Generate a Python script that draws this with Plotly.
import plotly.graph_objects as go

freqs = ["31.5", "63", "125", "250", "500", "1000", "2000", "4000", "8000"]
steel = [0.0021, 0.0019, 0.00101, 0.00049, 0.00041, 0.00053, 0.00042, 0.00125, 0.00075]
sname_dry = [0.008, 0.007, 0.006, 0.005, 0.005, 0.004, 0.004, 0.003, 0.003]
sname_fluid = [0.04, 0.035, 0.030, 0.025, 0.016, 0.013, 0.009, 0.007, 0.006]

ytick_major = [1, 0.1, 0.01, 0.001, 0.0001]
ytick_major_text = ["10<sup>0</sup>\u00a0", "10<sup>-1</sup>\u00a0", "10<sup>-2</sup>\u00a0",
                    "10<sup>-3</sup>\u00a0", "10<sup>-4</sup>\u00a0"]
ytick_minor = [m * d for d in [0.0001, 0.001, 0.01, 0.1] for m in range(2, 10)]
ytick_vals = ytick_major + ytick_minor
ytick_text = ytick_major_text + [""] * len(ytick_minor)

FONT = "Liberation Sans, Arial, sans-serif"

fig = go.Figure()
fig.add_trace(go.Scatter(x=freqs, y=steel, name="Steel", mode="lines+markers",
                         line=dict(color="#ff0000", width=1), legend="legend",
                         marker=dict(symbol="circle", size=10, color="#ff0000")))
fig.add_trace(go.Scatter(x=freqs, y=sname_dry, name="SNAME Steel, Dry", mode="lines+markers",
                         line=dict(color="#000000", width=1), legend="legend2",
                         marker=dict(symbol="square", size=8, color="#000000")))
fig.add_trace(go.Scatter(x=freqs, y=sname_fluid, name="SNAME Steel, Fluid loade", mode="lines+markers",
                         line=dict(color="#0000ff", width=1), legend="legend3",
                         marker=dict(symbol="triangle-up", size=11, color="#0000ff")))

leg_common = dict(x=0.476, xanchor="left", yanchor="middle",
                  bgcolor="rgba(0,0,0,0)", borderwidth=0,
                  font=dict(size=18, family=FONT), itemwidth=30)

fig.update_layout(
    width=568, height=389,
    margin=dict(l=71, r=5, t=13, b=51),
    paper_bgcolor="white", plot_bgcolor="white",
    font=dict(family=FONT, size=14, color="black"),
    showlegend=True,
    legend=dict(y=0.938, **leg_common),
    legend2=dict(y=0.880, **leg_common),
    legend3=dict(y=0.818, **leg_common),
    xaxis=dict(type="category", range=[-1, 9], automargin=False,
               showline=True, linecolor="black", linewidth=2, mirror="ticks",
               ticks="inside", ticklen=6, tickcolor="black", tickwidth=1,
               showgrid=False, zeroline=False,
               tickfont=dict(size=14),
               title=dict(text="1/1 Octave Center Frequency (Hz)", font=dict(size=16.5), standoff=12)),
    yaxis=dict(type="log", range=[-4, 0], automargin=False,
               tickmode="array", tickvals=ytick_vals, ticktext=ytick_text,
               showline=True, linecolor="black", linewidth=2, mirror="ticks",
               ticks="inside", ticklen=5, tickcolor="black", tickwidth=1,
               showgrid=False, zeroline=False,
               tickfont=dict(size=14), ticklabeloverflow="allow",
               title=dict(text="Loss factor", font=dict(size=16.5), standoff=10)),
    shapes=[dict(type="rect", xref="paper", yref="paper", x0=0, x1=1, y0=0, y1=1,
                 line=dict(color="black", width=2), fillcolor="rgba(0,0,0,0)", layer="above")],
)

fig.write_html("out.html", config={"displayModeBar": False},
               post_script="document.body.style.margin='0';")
· · · · · · ·
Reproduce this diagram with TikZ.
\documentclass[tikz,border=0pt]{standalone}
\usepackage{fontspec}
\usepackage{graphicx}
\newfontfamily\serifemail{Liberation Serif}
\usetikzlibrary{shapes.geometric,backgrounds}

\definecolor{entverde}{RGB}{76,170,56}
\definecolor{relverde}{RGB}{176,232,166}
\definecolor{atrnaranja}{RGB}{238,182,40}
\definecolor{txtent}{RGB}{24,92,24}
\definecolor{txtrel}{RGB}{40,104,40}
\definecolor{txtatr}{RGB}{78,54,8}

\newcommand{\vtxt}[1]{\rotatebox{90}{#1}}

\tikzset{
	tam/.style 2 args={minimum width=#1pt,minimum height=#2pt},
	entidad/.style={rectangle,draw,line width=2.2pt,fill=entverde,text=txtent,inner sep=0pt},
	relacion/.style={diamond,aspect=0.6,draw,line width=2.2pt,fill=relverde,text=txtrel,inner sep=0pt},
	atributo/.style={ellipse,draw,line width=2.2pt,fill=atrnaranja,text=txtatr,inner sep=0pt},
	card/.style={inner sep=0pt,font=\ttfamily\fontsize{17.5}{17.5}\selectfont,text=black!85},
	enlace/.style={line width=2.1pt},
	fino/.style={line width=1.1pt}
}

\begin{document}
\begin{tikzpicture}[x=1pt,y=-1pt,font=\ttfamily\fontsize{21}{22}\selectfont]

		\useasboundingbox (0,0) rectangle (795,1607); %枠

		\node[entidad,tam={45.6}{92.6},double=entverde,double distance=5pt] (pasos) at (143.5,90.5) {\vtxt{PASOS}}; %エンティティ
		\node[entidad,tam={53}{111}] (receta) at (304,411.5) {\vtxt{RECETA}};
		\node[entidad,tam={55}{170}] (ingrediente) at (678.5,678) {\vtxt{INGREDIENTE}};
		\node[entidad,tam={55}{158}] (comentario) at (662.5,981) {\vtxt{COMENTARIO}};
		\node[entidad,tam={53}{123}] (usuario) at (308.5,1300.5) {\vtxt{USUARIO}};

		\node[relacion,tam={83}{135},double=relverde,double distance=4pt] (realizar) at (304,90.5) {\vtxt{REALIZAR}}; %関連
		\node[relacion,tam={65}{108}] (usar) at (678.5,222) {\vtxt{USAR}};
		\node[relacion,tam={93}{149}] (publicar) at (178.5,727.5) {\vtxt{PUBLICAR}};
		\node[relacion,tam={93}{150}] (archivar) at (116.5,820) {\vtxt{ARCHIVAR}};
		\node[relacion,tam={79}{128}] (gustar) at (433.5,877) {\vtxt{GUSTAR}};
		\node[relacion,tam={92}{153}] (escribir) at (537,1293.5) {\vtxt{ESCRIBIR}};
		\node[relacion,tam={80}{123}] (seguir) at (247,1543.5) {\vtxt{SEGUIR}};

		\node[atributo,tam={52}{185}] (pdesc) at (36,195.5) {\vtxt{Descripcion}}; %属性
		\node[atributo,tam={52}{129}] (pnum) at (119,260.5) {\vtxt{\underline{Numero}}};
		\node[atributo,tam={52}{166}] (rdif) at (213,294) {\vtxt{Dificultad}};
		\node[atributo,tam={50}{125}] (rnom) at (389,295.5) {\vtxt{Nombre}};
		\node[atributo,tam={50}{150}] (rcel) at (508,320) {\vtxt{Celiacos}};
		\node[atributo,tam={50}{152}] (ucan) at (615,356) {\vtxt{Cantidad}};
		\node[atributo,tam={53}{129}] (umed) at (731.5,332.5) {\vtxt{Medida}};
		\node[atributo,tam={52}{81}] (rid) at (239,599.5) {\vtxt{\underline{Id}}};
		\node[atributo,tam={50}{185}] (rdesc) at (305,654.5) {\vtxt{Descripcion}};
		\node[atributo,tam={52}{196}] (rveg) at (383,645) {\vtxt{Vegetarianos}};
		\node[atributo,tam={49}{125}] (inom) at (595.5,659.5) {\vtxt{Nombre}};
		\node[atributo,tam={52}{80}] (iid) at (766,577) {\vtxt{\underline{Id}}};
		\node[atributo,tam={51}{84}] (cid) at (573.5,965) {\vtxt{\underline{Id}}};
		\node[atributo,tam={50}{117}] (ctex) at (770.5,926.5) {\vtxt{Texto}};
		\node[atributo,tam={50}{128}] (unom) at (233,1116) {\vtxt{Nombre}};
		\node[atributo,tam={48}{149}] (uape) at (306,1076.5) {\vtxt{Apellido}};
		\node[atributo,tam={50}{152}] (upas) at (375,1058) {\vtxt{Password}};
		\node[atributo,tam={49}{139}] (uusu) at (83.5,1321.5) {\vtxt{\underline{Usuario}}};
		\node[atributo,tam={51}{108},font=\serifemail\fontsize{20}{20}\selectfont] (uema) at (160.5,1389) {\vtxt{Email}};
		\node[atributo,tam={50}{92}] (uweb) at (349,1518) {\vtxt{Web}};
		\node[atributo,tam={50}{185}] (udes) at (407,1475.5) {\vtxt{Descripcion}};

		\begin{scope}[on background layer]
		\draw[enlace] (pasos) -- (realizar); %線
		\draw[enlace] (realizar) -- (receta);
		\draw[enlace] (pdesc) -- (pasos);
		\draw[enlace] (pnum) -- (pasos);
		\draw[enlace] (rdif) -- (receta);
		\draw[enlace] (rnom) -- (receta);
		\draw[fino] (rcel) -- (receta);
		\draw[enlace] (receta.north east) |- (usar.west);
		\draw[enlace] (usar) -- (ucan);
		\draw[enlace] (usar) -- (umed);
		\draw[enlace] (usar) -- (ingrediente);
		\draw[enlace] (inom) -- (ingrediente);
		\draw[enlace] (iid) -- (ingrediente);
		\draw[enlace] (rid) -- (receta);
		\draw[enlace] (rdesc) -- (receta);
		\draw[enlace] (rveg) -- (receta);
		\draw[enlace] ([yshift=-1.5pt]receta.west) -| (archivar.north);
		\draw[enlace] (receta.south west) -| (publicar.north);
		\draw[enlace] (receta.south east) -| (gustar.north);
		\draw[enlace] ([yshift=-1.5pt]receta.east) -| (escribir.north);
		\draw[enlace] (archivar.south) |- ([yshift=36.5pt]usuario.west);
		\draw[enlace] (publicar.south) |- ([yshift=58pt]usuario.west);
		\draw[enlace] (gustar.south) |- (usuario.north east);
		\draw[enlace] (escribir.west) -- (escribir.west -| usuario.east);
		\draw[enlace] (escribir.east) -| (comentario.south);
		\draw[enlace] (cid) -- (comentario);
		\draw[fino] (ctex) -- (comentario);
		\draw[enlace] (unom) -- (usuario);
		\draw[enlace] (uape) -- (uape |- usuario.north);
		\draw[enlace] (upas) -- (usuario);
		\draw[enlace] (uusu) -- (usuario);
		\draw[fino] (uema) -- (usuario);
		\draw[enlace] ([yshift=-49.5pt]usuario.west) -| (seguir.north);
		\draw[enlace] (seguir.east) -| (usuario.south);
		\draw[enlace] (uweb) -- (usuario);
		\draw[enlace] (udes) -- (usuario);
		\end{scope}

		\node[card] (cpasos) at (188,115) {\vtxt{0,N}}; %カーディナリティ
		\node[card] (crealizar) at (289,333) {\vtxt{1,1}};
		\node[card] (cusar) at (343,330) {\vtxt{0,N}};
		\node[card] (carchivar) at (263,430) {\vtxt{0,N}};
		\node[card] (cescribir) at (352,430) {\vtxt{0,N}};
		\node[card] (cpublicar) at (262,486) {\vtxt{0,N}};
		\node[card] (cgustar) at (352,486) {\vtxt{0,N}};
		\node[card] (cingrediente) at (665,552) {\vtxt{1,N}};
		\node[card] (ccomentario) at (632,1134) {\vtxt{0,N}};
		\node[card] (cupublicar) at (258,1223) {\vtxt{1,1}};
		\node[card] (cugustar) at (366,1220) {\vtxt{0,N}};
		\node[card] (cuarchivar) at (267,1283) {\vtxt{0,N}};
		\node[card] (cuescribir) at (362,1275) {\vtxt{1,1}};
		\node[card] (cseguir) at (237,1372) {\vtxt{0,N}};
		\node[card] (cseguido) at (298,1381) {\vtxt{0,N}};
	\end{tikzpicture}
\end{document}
· · · · · · ·
— EXERCISE BRIEF —
Print, without alteration, the lines from the line with "Generate a Python" to the line with "0.009, 0.007, 0.006]". Include both of them, and omit every other line.

— WRITTEN RESPONSE —
Generate a Python script that draws this with Plotly.
import plotly.graph_objects as go

freqs = ["31.5", "63", "125", "250", "500", "1000", "2000", "4000", "8000"]
steel = [0.0021, 0.0019, 0.00101, 0.00049, 0.00041, 0.00053, 0.00042, 0.00125, 0.00075]
sname_dry = [0.008, 0.007, 0.006, 0.005, 0.005, 0.004, 0.004, 0.003, 0.003]
sname_fluid = [0.04, 0.035, 0.030, 0.025, 0.016, 0.013, 0.009, 0.007, 0.006]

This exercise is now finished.